9. The question for consideration is what is the meaning of the word "hereby". Does it have any connection with the point of time ? In Lakshmi Devi v. Chandramani Devi, AIR 1971 Allahabad 506 it has been held that the word "hereby" used in business and legal correspondence does not connote the point of time. It always means through. When it is said that the tenancy is hereby terminated, it will mean that the tenancy is terminated through the notice. This principle was followed in the case of Mohammad Haji v. Umanand Kamath, AIR 1976 Kerala 26 and M/S. General Auto Agencies v.
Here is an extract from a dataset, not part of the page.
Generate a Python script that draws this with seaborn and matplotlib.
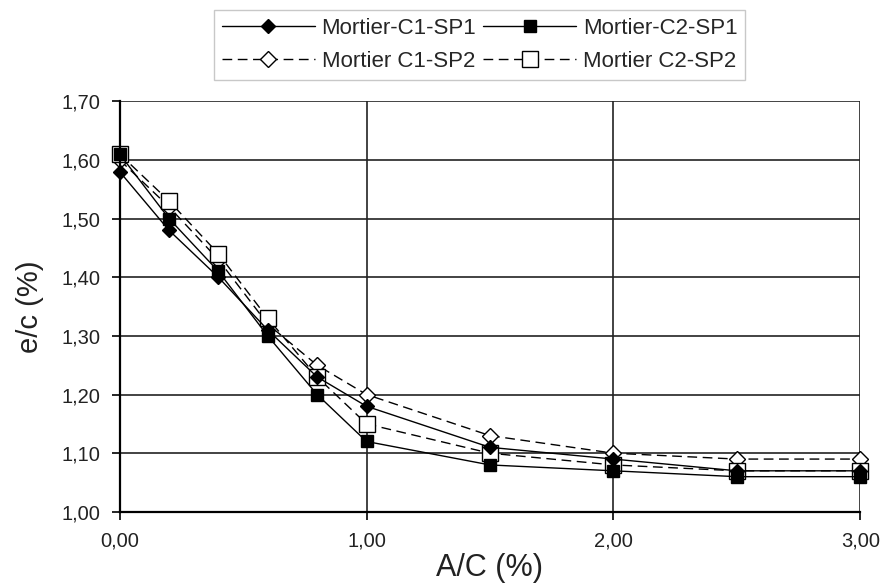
import matplotlib
matplotlib.use("Agg")
import matplotlib.pyplot as plt
from matplotlib.ticker import FuncFormatter, MultipleLocator
import seaborn as sns
import pandas as pd

# A/C dosage (%)
ac = [0.0, 0.2, 0.4, 0.6, 0.8, 1.0, 1.5, 2.0, 2.5, 3.0]

# e/c ratio (%) for each mortar
c1_sp1 = [1.58, 1.48, 1.40, 1.31, 1.23, 1.18, 1.11, 1.09, 1.07, 1.07]
c2_sp1 = [1.61, 1.50, 1.41, 1.30, 1.20, 1.12, 1.08, 1.07, 1.06, 1.06]
c1_sp2 = [1.60, 1.52, 1.43, 1.32, 1.25, 1.20, 1.13, 1.10, 1.09, 1.09]
c2_sp2 = [1.61, 1.53, 1.44, 1.33, 1.23, 1.15, 1.10, 1.08, 1.07, 1.07]

labels = ["Mortier-C1-SP1", "Mortier-C2-SP1", "Mortier C1-SP2", "Mortier C2-SP2"]

sns.set_theme(style="white")
plt.rcParams["font.family"] = ["Liberation Sans", "DejaVu Sans"]

fig = plt.figure(figsize=(8.86, 5.85), dpi=100)
ax = fig.add_axes([0.135, 0.125, 0.836, 0.702])

dashed = (0, (7, 4))
styles = {
    labels[0]: dict(marker="D", ls="-", mfc="black", ms=7),
    labels[1]: dict(marker="s", ls="-", mfc="black", ms=9),
    labels[2]: dict(marker="D", ls=dashed, mfc="white", ms=8),
    labels[3]: dict(marker="s", ls=dashed, mfc="white", ms=11),
}
series = {labels[0]: c1_sp1, labels[1]: c2_sp1, labels[2]: c1_sp2, labels[3]: c2_sp2}

# dashed series first so the filled markers sit on top
for z, name in zip([3, 4, 1, 2], labels):
    df = pd.DataFrame({"A/C": ac, "e/c": series[name]})
    st = styles[name]
    sns.lineplot(data=df, x="A/C", y="e/c", ax=ax, color="black", lw=1.0,
                 linestyle=st["ls"], marker=st["marker"], markersize=st["ms"],
                 markerfacecolor=st["mfc"], markeredgecolor="black",
                 markeredgewidth=1.0, label=name, zorder=z, clip_on=False)

ax.set_xlim(0, 3)
ax.set_ylim(1.0, 1.7)
ax.xaxis.set_major_locator(MultipleLocator(1))
ax.yaxis.set_major_locator(MultipleLocator(0.1))
fmt = FuncFormatter(lambda v, p: f"{v:.2f}".replace(".", ","))
ax.xaxis.set_major_formatter(fmt)
ax.yaxis.set_major_formatter(fmt)

ax.grid(True, color="#222222", lw=1.2)
ax.set_axisbelow(True)
for side in ["top", "right"]:
    ax.spines[side].set_visible(False)
for side in ["left", "bottom"]:
    ax.spines[side].set_color("black")
    ax.spines[side].set_linewidth(1.6)
ax.tick_params(axis="both", direction="out", length=6, width=1.2, color="black",
               labelsize=14.5, labelcolor="#222222", pad=8, bottom=True, left=True)

ax.set_xlabel("A/C (%)", fontsize=22, color="#222222", labelpad=2)
ax.set_ylabel("e/c (%)", fontsize=21, color="#222222", labelpad=12)

h, l = ax.get_legend_handles_labels()
order = [l.index(labels[0]), l.index(labels[2]), l.index(labels[1]), l.index(labels[3])]
leg = ax.legend([h[i] for i in order], [l[i] for i in order], ncol=2,
                loc="lower center", bbox_to_anchor=(0.486, 1.025), frameon=True,
                fancybox=False, edgecolor="#bbbbbb", fontsize=16,
                handlelength=4.2, columnspacing=0.3, handletextpad=0.3,
                borderpad=0.35, labelspacing=0.55)
leg.get_frame().set_linewidth(1.0)

fig.savefig("out.png", dpi=100, facecolor="white")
Hazari Singh, AIR 1976 Rajasthan 56. Therefore, the words "tenancy is hereby terminated" cannot be construed to mean that the tenancy was terminated in presenti. They simply mean that the tenancy was terminated by means of the notice. The defendant was required to vacate the premises on the expiry of 30 days from the date of receipt of notice. Therefore, the notice was clearly valid. 10. The result of the aforesaid discussion is that the revision has no force. It is accordingly dismissed with costs to the opposite party, but the revisionist is allowed three months' time hereof to vacate the premises.